WORK TO COMPLETE –
In the records below, find the line that contains "Output the component" and the line that contains "62700, 52600, 44500];"; write out exactly those two lines and everything between them, without the pictures.

SOURCE RECORDS –
*-*-*

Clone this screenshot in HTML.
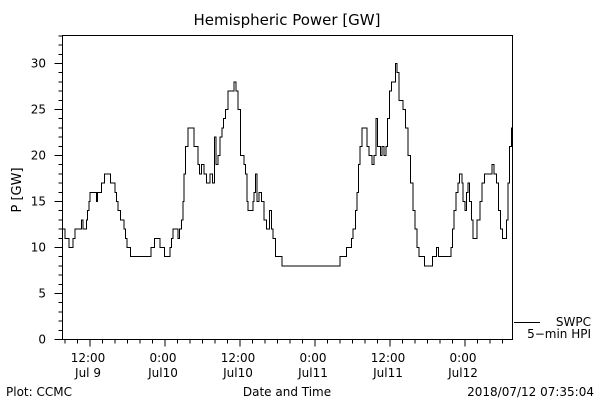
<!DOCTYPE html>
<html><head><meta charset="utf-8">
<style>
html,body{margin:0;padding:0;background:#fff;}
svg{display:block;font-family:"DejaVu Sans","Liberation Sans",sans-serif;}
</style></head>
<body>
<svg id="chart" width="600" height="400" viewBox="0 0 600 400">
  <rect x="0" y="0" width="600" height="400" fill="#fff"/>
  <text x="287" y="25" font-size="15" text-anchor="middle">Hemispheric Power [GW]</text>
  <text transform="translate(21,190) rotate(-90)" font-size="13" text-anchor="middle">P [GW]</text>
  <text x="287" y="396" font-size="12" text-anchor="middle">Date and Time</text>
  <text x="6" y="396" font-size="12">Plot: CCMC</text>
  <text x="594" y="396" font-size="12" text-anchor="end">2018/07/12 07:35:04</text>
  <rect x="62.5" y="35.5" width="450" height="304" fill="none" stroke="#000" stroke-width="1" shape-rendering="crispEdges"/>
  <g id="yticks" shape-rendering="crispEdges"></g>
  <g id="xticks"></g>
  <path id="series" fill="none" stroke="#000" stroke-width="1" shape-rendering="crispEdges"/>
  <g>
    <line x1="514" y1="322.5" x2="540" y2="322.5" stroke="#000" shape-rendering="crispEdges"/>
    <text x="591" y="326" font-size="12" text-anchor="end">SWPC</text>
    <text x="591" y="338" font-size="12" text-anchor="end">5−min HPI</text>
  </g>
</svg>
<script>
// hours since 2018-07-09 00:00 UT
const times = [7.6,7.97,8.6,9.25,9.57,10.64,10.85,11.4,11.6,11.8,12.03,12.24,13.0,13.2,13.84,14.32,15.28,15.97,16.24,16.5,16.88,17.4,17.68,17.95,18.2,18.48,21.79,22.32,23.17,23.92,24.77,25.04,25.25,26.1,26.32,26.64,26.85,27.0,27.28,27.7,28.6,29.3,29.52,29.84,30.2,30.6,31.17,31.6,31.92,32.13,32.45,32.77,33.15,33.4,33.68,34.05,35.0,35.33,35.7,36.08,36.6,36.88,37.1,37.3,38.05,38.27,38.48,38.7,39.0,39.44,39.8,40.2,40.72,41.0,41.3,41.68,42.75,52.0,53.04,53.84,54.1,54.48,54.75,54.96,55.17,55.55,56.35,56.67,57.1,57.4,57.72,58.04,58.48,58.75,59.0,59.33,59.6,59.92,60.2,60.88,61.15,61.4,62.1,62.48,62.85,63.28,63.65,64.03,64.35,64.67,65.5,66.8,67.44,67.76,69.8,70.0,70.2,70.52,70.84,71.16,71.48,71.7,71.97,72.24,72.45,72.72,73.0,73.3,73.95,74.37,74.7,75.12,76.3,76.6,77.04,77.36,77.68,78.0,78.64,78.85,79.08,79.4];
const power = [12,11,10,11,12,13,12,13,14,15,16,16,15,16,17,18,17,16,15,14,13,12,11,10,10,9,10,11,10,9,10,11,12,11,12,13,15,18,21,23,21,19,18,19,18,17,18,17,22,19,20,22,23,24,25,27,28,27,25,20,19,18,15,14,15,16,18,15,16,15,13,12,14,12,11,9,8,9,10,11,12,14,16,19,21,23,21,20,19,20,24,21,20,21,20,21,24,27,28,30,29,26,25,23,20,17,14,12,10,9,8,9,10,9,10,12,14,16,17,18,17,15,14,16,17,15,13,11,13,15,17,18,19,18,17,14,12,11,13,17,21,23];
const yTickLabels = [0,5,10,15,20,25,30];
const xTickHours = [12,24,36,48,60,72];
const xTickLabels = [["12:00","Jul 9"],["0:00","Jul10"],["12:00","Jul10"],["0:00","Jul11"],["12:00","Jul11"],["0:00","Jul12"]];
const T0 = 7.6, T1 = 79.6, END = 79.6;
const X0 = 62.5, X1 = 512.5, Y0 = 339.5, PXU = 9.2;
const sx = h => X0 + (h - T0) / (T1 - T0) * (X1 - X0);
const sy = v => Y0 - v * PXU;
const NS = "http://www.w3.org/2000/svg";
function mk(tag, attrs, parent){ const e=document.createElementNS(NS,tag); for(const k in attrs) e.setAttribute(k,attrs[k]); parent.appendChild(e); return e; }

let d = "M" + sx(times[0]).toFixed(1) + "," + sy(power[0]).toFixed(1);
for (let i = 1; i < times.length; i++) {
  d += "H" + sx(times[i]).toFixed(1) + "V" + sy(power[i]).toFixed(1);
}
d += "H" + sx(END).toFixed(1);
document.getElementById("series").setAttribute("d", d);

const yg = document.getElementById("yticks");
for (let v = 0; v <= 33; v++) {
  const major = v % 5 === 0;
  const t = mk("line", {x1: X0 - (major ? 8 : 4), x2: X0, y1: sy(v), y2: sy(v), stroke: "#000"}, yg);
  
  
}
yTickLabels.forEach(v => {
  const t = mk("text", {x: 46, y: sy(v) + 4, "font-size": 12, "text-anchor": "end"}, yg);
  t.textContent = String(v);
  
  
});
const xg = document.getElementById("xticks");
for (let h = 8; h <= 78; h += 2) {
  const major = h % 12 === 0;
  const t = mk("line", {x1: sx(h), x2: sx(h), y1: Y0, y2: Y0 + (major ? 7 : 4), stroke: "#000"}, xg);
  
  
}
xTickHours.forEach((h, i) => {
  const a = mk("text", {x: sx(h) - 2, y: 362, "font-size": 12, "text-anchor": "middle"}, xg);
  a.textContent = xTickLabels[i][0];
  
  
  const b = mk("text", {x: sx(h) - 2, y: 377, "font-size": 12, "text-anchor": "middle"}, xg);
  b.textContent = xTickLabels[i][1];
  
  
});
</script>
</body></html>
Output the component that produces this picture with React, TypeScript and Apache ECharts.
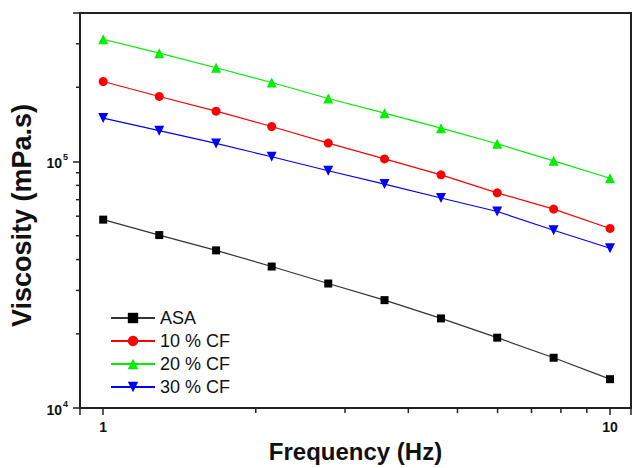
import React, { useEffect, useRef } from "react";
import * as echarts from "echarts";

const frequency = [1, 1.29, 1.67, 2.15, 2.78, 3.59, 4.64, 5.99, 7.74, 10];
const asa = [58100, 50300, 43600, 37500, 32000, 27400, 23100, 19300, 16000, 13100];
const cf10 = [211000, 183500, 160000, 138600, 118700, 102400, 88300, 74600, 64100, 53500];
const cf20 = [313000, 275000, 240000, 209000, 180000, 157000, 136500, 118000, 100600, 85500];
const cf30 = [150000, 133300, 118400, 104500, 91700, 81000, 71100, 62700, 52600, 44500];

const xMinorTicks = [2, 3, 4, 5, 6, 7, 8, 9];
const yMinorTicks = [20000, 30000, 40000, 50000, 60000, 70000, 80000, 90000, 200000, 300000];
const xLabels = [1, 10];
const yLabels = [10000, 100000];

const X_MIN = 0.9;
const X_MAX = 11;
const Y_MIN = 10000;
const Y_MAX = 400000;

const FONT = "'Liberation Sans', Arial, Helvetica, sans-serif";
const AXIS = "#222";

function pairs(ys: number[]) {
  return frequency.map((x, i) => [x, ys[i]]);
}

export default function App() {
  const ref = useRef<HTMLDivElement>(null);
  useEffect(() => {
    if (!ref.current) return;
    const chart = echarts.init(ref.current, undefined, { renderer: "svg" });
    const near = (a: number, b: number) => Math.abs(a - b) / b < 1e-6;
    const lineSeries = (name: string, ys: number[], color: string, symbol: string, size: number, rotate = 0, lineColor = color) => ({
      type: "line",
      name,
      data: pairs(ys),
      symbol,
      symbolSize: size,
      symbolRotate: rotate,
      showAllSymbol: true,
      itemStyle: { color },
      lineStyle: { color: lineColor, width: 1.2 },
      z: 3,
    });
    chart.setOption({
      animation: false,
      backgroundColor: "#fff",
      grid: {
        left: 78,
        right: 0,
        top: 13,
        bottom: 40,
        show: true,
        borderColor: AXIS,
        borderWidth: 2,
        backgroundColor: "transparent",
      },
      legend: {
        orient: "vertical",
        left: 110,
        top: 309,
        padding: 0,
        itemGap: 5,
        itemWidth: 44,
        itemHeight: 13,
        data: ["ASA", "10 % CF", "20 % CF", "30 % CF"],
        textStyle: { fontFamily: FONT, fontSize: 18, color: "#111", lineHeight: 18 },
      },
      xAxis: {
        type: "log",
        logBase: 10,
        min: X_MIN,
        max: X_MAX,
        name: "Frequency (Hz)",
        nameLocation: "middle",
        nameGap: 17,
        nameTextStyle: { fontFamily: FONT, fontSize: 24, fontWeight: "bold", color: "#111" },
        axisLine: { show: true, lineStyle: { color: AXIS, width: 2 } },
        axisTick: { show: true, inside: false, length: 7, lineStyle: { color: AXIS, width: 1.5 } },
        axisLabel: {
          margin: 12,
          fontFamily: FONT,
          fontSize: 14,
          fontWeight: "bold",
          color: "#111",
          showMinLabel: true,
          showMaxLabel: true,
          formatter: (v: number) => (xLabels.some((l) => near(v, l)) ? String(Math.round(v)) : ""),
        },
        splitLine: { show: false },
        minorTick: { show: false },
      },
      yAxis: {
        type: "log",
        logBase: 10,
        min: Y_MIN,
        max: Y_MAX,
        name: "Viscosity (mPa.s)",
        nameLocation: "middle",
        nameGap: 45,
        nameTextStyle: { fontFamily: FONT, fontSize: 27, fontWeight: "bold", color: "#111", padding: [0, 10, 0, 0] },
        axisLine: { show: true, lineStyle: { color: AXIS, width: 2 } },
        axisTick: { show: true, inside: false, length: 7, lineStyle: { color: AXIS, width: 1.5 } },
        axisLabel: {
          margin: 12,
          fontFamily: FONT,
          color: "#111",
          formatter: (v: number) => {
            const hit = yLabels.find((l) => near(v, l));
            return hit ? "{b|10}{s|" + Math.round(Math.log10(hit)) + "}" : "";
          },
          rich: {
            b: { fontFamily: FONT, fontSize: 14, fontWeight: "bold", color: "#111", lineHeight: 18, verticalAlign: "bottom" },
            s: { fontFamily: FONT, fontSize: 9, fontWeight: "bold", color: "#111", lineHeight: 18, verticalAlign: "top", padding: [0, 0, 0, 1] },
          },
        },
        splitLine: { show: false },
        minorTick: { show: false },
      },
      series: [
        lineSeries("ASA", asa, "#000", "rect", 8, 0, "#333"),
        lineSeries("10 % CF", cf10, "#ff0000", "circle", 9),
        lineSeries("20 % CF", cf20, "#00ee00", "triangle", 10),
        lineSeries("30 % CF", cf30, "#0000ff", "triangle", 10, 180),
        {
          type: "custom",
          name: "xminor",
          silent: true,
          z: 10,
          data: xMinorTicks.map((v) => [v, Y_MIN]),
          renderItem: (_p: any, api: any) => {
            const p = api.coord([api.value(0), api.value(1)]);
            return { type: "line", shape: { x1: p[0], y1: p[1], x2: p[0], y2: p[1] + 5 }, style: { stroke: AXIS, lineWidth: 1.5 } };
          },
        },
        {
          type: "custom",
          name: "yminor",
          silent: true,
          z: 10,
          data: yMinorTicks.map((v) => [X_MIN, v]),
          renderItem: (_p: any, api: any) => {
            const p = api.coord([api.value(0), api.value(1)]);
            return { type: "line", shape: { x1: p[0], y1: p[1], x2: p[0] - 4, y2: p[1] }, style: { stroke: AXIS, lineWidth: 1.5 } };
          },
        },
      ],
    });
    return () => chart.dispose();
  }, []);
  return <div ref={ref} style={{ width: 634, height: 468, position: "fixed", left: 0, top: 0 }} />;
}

*-*-*

WRITTEN ANSWER –
Output the component that produces this picture with React, TypeScript and Apache ECharts.
import React, { useEffect, useRef } from "react";
import * as echarts from "echarts";

const frequency = [1, 1.29, 1.67, 2.15, 2.78, 3.59, 4.64, 5.99, 7.74, 10];
const asa = [58100, 50300, 43600, 37500, 32000, 27400, 23100, 19300, 16000, 13100];
const cf10 = [211000, 183500, 160000, 138600, 118700, 102400, 88300, 74600, 64100, 53500];
const cf20 = [313000, 275000, 240000, 209000, 180000, 157000, 136500, 118000, 100600, 85500];
const cf30 = [150000, 133300, 118400, 104500, 91700, 81000, 71100, 62700, 52600, 44500];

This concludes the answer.